Как-то вечером, прочитав очередную заметку, вдруг подумала с тревогой: а не зазнается ли он? Вспомнила, как, прощаясь, он сказал: «Скоро обо мне услышишь…» К ее Косте пришла слава. А не придет ли вместе с ней и тщеславие? Не выдержала и написала запальчивое письмо.
«Откуда ты взяла, что я тщеславный и люблю, если меня хвалят? Мне просто странно. Я даже орденов не ношу, хочу их надеть только перед тобой. Наоборот, стал скромным. Ни единой статьи не прочтешь теперь обо мне.
Особого я ничего не сделал. Делали это «мужики», которые меня почему-то любят…
3 января 1944 г.».
Вот и опять: все это его бойцы, а не он сам. А о том, какие у него бойцы, в газетах не раз писали.
Было такое: заградительный огонь не позволил катерам подойти к берегу. И тогда бойцы бросились в воду, добрались до берега и неудержимо ворвались в траншеи врага.
В другой раз подстерегли в засаде кавалерийский эскадрон, встретили его пулеметным огнем и почти полностью уничтожили.
Как-то у села их остановили вражеские подразделения, навалились с трех сторон. Они вели в обороне бой до темноты, а ночью взяли штурмом господствующую высоту, захватили минометы, пушку и несколько пулеметов.
В ходе очередного броска в тыл врага встретили нашу рейдирующую казачью часть, соединились с ней и внезапным ударом освободили крупный населенный пункт.
Таковы были эти люди, которых Ольшанский с грубоватой лаской называл «мужиками», хотя у многих на подбородках был еще юношеский пушок. Он знал их, верил им и не страшился с ними никаких заданий.
Первым из ольшанцев стал Героем Советского Союза молодой матрос Андрей Стрюков. Поначалу парень вроде бы ничем не выделялся среди других. На отдыхе был неприметен, в боях тоже был как все. Но в жесточайшей схватке у Лупаревского маяка близ Херсона, когда пуля сразила командира взвода Николая Починина, именно Стрюков взял командование на себя, увлек товарищей в атаку, и они прорвали оборону врага.
А как открыто и бескорыстно любили бойцы своего командира! Любили за то, что он всегда с ними — и в самом пекле боя, и во время передышки, любили за редкую способность найти теплое слово для каждого, поддержать и утешить в горе, разделить по-братски радость, быть строгим командиром и вместе с тем близким человеком. Настоящим офицером-коммунистом.
И еще жила в них непоколебимая вера, что с их командиром никогда не пропадешь. Ведь в каких переделках они ни побывали, а всегда выходили с честью и при этом (что казалось удивительным) всегда с минимальными потерями.

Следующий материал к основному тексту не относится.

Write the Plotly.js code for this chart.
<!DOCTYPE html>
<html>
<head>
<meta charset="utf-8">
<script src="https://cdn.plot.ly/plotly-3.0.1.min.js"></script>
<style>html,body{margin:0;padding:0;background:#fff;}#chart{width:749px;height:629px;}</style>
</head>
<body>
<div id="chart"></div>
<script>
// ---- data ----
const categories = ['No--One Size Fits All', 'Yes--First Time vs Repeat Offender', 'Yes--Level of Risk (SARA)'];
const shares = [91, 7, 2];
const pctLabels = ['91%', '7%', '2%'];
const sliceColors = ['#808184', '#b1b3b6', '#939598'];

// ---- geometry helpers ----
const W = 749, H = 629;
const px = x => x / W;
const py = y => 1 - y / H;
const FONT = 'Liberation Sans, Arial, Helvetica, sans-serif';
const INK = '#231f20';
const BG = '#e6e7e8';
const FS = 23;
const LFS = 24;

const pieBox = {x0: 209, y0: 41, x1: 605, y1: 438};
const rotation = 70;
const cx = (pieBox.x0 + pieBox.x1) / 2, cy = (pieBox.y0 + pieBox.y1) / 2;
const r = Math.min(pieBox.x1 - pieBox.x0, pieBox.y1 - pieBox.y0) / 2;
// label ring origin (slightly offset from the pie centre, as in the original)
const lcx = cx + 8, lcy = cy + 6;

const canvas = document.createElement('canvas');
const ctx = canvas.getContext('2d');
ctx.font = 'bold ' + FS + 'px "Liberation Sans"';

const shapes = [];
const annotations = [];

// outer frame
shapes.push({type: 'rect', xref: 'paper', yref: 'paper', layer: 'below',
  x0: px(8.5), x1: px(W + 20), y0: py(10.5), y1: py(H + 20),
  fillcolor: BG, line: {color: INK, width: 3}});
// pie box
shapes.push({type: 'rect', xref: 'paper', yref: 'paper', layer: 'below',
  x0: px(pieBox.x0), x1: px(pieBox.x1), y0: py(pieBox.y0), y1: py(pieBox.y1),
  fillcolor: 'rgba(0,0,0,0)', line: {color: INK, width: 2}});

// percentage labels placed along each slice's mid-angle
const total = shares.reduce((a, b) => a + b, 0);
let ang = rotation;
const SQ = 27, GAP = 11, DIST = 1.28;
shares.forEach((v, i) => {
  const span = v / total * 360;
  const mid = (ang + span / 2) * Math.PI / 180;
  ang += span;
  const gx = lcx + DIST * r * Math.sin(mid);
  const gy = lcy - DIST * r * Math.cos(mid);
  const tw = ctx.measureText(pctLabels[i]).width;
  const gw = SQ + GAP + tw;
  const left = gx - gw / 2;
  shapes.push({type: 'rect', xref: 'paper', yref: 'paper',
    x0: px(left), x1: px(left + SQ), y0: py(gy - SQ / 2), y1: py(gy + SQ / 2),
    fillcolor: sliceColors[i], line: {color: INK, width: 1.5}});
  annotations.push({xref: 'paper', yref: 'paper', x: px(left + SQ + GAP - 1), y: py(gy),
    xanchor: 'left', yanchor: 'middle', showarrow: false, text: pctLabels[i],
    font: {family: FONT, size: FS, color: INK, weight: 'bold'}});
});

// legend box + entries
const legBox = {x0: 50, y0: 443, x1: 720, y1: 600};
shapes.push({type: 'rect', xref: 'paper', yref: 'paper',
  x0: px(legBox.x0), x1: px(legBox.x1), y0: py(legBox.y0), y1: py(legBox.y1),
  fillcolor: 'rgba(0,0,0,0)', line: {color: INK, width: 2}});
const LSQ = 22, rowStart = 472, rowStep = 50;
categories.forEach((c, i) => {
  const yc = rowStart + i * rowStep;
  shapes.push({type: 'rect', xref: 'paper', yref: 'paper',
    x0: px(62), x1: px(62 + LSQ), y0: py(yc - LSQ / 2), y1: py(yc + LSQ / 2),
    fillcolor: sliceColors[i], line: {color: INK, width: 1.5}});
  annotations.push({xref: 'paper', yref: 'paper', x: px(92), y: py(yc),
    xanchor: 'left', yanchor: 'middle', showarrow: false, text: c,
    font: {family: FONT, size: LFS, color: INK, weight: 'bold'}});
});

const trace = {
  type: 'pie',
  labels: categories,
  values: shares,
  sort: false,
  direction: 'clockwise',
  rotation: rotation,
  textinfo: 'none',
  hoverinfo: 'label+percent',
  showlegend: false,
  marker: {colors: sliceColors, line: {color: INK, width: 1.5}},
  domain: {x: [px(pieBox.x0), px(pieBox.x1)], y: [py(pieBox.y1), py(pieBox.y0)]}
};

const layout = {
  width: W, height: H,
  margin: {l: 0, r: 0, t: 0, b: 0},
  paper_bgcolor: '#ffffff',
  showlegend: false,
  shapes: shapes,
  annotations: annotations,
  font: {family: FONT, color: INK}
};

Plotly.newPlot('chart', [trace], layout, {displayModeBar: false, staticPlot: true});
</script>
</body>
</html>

Ольшанский умел воевать. И именно в этом была главная причина успехов его отряда.
Но откуда взялось это умение у вчерашнего рабочего парня, ставшего офицером в силу военной необходимости?

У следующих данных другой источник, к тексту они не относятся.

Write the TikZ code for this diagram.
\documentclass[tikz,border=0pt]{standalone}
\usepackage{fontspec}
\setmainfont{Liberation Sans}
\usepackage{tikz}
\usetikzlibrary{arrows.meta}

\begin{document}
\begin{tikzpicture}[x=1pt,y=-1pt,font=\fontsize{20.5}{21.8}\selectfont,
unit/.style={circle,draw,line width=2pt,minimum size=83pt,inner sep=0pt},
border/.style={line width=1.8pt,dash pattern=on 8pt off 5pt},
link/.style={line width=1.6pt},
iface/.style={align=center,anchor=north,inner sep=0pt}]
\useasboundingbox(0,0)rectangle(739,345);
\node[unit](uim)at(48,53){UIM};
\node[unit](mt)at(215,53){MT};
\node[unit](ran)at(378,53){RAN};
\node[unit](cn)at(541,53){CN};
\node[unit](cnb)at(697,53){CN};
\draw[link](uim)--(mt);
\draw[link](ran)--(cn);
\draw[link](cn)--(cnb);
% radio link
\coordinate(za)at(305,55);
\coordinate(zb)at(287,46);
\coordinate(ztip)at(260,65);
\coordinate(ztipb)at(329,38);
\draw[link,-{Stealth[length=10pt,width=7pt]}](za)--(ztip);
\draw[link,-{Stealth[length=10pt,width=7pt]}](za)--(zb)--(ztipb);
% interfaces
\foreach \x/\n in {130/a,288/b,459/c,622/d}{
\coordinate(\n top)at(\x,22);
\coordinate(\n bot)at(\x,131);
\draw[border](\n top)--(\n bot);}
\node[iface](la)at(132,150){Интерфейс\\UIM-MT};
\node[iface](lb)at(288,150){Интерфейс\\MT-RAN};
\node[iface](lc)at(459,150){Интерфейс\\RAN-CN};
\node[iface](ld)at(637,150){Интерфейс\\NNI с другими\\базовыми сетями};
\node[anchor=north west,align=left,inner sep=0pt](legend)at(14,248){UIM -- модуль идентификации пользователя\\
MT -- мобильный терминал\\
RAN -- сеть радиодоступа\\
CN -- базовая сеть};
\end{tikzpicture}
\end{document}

«Я помню Махарадзе, да, я писал докладные, я душой хотел на фронт… Это желание не давало мне покоя. Я доходил до одурения, занимаясь по вечерам вопросами тактики, я развивал такую фантазию в решении тактических задач, что доходило до того, что, забывшись, начинал даже командовать.
3 января 1944 г.».
Да, он с невероятным упорством готовил себя к фронту, постигал заранее кровавый и горький опыт войны. Наряду с тактикой нашей армии он знал тактику врага, его приемы и методы, его психологию и привычки. Прекрасно владея советским стрелковым оружием, он так же глубоко изучил трофейные образцы и научил бойцов владеть ими.
К каждому бою Ольшанский готовился детально, пытливо изучал карту местности, где предстояло действовать его отряду, сверяя ее обозначения со сведениями, полученными от местных жителей. Он стремился быстро разобраться в обстановке, точно оценить возможности и намерения врага, принять оптимальное решение и твердо осуществить его.
Так что вера десантников в своего командира зиждилась на крепкой основе. Они шли за ним в огонь и в воду. И берегли его как зеницу ока.
…В трудном бою у Широкой Балки ударил в упор по десантникам притаившийся пулемет. А потом круто отклонилась трасса пулеметных пуль в сторону командира. И тогда отчаянно метнулась вперед чья-то фигура, закрыла Ольшанского собой.
Восемь пуль прошили грудь сержанта Буторина, и, падая на руки спасенного им командира, может быть, он еще успел увидеть, как взметнулся над пулеметным гнездом разрыв матросской гранаты.